The Islamic republic’s political leadership has been trying to reach out to ordinary Americans to show that a standoff over Iran’s nuclear ambitions is with the Bush administration — not U.S. citizens.

The latest initiative comes as the United Nations Security Council deliberates a draft resolution that would impose sanctions on Iran for its disputed nuclear program.

“Iran’s tourism department will pay $20 per person to those who attract European or American tourists to the country,” the agency on Tuesday quoted Mohammed Sharif Malakzadeh, deputy head of the department, as saying.

Visitors from other countries would earn travel agents $10 per tourist, Malakzadeh said.

Last week, Iran’s fiercely anti-U.S. President Mahmoud Ahmadinejad expressed opposition to a bill that would require Americans to be fingerprinted on arrival in Iran.

The bill, which passed a preliminary reading in the Iranian parliament earlier this month, was drafted by conservatives who sought to retaliate for U.S. requirements that Iranian visitors be fingerprinted. It has not been debated yet.

The U.S. measure, which also applies to nationals of some other countries, was implemented in 2002 in the wake of the Sept. 11, 2001, attacks on New York and Washington.

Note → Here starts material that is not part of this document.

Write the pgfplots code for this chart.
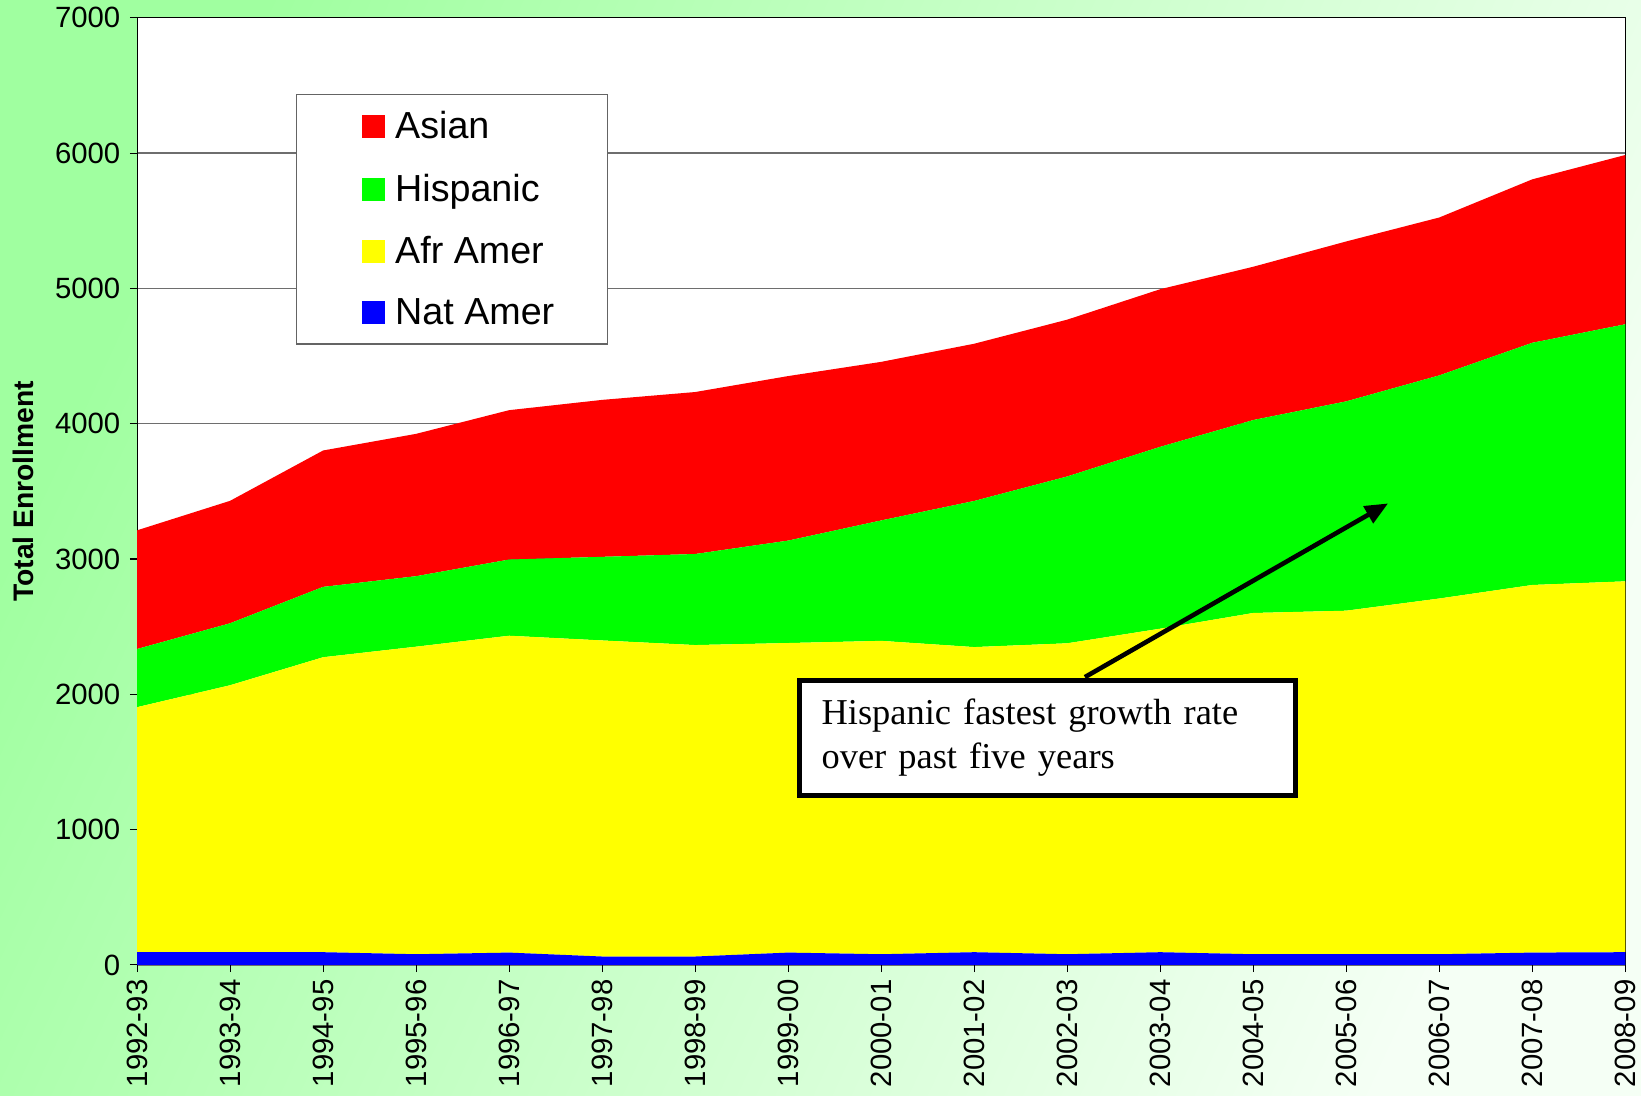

In an earlier attempt to reach out to Americans, Ahmadinejad in January proposed the resumption of direct commercial flights between Iran and the United States, which were halted more than 25 years ago.

The United States and Iran have not had diplomatic relations since Iranian militants stormed the American Embassy in Tehran in 1979.

The atmosphere between the two countries improved marginally under former President Mohammad Khatami, who encouraged sports and cultural exchanges, but it deteriorated after the Sept. 11 attacks, when President Bush declared that Iran belonged to an “axis of evil” with Iraq and North Korea.

Since taking office last year, Ahmadinejad has widened the gap with Washington by taking a hard-line position on Iran’s nuclear program and calling for Israel’s destruction.